COLOR_ANNOTATOR = sv.ColorAnnotator()
LABEL_ANNOTATOR = sv.LabelAnnotator()

Next, add the object detection function. Here is the overall cope snippet. 

def on_prediction(res: dict, frame:VideoFrame) -> None:
    image = frame.image
    annotated_frame = image.copy()
    detections = res["predictions"]
    if detections is not None:
        detections = sv.Detections.from_inference(detections)
        annotated_frame = COLOR_ANNOTATOR.annotate(
                scene = annotated_frame,
                detections = detections
        )
        annotated_frame = LABEL_ANNOTATOR.annotate(
                    scene = annotated_frame,
                    detections = detections,
        )
        gpt = res["gpt"]
        if gpt:
            word = gpt[0]["raw_output"]
            print(word)
            # Print the extracted word
            run_audio(word)
            
    cv2.imshow("frame", annotated_frame)
    if cv2.waitKey(1) & 0xFF == ord('q'):
        Return

The function first gets the frames of the video (located at frame) as well as the corresponding detections (located at res), obtained from the workflow we previously created. 

    image = frame.image
    annotated_frame = image.copy()
    detections = res["predictions"]

Using the predictions from our model on workflows, we are able to see if there is a finger in the frame. If there is, we add the logic to draw out the bounding box as well as play the audio by calling the function. 

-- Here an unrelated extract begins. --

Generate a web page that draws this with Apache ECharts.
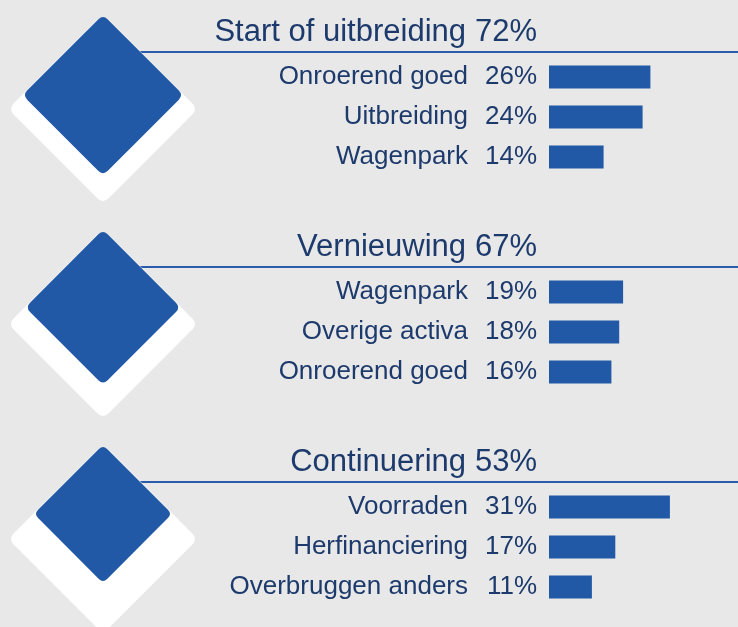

detections = sv.Detections.from_inference(detections)
        annotated_frame = COLOR_ANNOTATOR.annotate(
                scene = annotated_frame,
                detections = detections
        )
        annotated_frame = LABEL_ANNOTATOR.annotate(
                    scene = annotated_frame,
                    detections = detections,
        )
        gpt = res["gpt"]
        if gpt:
            word = gpt[0]["raw_output"]
            print(word)
            # Print the extracted word
            run_audio(word)

Lastly, we show the frame and quit the code when the waitkey is pressed.

    cv2.imshow("frame", annotated_frame)
    if cv2.waitKey(1) & 0xFF == ord('q'):
        Return

Step 6. Add the Workflow Code

We can now use previously gotten workflow code.

Using the code below, replace your workspace name, id, and api_key with the information on your personal workflow.

pipeline = InferencePipeline.init_with_workflow(
  video_reference=0, #Uses personal web camera
  workspace_name="WORKSPACE_NAME",
  workflow_id="ID",
  max_fps = 60,
  api_key="KEY",
  on_prediction=on_prediction,
)

To run the live model add these last two lines. 

pipeline.start()
pipeline.join()

Conclusion

In this article, we learned how to effectively apply multiple computer vision techniques to create an automated reading assistant. We also learned how to use Workflows to implement multiple techniques with little to no code.